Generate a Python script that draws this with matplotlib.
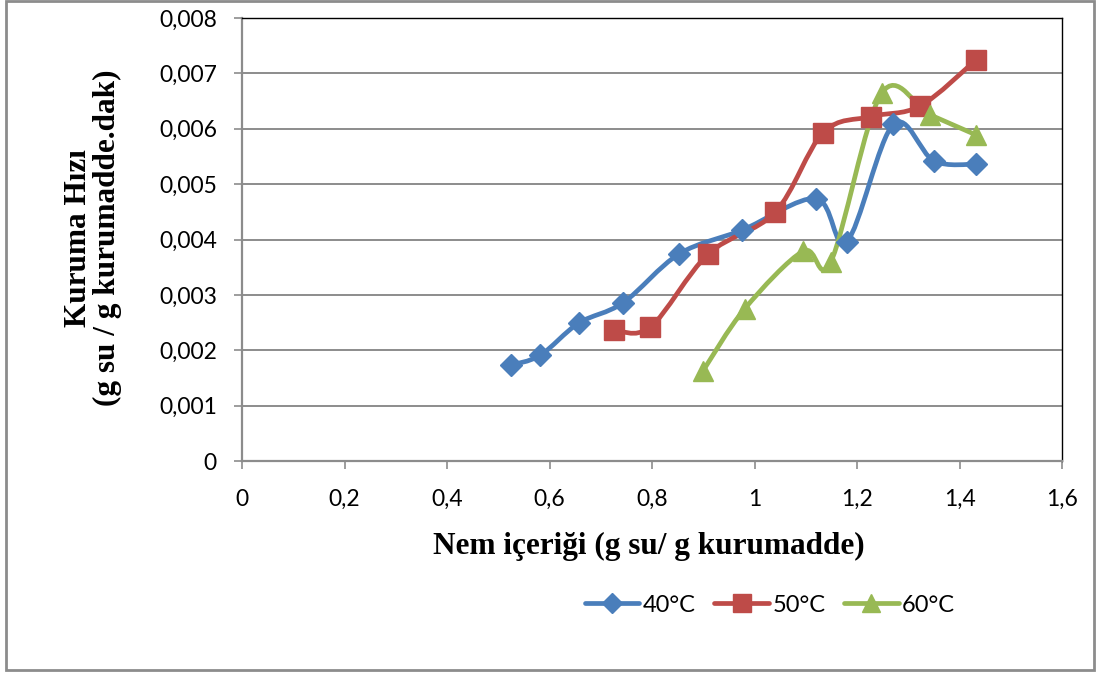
import numpy as np
import matplotlib
matplotlib.use("Agg")
import matplotlib.pyplot as plt
from matplotlib.path import Path
from matplotlib.patches import PathPatch, Rectangle
from matplotlib.lines import Line2D

# ---- data ----
x40 = [0.524, 0.582, 0.657, 0.744, 0.853, 0.976, 1.120, 1.180, 1.271, 1.350, 1.432]
y40 = [0.00173, 0.00191, 0.00249, 0.00286, 0.00374, 0.00417, 0.00474, 0.00396, 0.00608, 0.00542, 0.00536]
x50 = [0.725, 0.797, 0.910, 1.040, 1.134, 1.227, 1.323, 1.432]
y50 = [0.00237, 0.00242, 0.00374, 0.00449, 0.00593, 0.00622, 0.00641, 0.00724]
x60 = [0.899, 0.981, 1.095, 1.149, 1.248, 1.343, 1.432]
y60 = [0.00162, 0.00275, 0.00379, 0.00360, 0.00664, 0.00625, 0.00589]
labels = ["40°C", "50°C", "60°C"]
colors = ["#4A7EBB", "#BE4B48", "#98B954"]
markers = ["D", "s", "^"]
xticks = [0, 0.2, 0.4, 0.6, 0.8, 1.0, 1.2, 1.4, 1.6]
yticks = [0, 0.001, 0.002, 0.003, 0.004, 0.005, 0.006, 0.007, 0.008]
xticklabels = ["0", "0,2", "0,4", "0,6", "0,8", "1", "1,2", "1,4", "1,6"]
yticklabels = ["0", "0,001", "0,002", "0,003", "0,004", "0,005", "0,006", "0,007", "0,008"]

fig = plt.figure(figsize=(10.99, 6.75), dpi=100)
ax = fig.add_axes([242/1099, 1-461/675, (1062-242)/1099, (461-18)/675])

# outer border
fig.patches.append(Rectangle((6/1099, 5/675), (1094-6)/1099, (675-5-1)/675,
                             transform=fig.transFigure, fill=False,
                             edgecolor="#8C8C8C", linewidth=2.0))


def smooth_path(xs, ys, t=1/6):
    xs = np.asarray(xs, float); ys = np.asarray(ys, float)
    n = len(xs)
    verts = [(xs[0], ys[0])]
    codes = [Path.MOVETO]
    for i in range(n - 1):
        p0 = (xs[max(i-1, 0)], ys[max(i-1, 0)])
        p1 = (xs[i], ys[i])
        p2 = (xs[i+1], ys[i+1])
        p3 = (xs[min(i+2, n-1)], ys[min(i+2, n-1)])
        c1 = (p1[0] + (p2[0]-p0[0])*t, p1[1] + (p2[1]-p0[1])*t)
        c2 = (p2[0] - (p3[0]-p1[0])*t, p2[1] - (p3[1]-p1[1])*t)
        verts += [c1, c2, p2]
        codes += [Path.CURVE4]*3
    return Path(verts, codes)

series = [(x40, y40), (x50, y50), (x60, y60)]
handles = []
msizes = [11, 14, 14]
for (xs, ys), c, m, lab, ms in zip(series, colors, markers, labels, msizes):
    ax.add_patch(PathPatch(smooth_path(xs, ys), facecolor="none", edgecolor=c,
                           linewidth=3.4, capstyle="round", joinstyle="round", zorder=3))
    ax.plot(xs, ys, linestyle="none", marker=m, markersize=ms, color=c,
            markeredgecolor=c, zorder=4)
    handles.append(Line2D([], [], color=c, marker=m, markersize=ms*0.9, linewidth=3.4,
                          solid_capstyle="round"))

ax.set_xlim(0, 1.6)
ax.set_ylim(0, 0.008)
ax.set_xticks(xticks)
ax.set_yticks(yticks)
ax.set_xticklabels(xticklabels)
ax.set_yticklabels(yticklabels)
ax.tick_params(axis="both", direction="out", length=6, width=1.2, color="#8C8C8C",
               labelsize=16.5)
for lab in ax.get_xticklabels() + ax.get_yticklabels():
    lab.set_family("Lato")
ax.tick_params(axis="x", pad=14)
ax.tick_params(axis="y", pad=12)
ax.grid(axis="y", color="#8C8C8C", linewidth=1.4)
ax.set_axisbelow(True)
for s in ["left", "bottom"]:
    ax.spines[s].set_color("#8C8C8C")
    ax.spines[s].set_linewidth(1.6)
for s in ["top", "right"]:
    ax.spines[s].set_color("#000000")
    ax.spines[s].set_linewidth(1.0)

fig.text(649/1099, 1-546/675, "Nem içeriği (g su/ g kurumadde)", family="Liberation Serif",
         fontweight="bold", fontsize=22.5, ha="center", va="center")
fig.text(93/1099, 1-238/675, "Kuruma Hızı\n(g su / g kurumadde.dak)", family="Liberation Serif",
         fontweight="bold", fontsize=22.5, ha="center", va="center", rotation=90,
         linespacing=1.0, multialignment="center")

fig.legend(handles, labels, loc="center", bbox_to_anchor=(770/1099, 1-605/675),
           ncol=3, frameon=False, prop={"family": "Lato", "size": 17},
           handlelength=2.3, handletextpad=0.15, columnspacing=0.8)

fig.savefig("out.png", dpi=100)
==*==
### What is being asked
From the opening line of the listing above through the line bearing "from matplotlib.lines import Line2D", repeat each line exactly. Drop every picture.

### Written answer
Generate a Python script that draws this with matplotlib.
import numpy as np
import matplotlib
matplotlib.use("Agg")
import matplotlib.pyplot as plt
from matplotlib.path import Path
from matplotlib.patches import PathPatch, Rectangle
from matplotlib.lines import Line2D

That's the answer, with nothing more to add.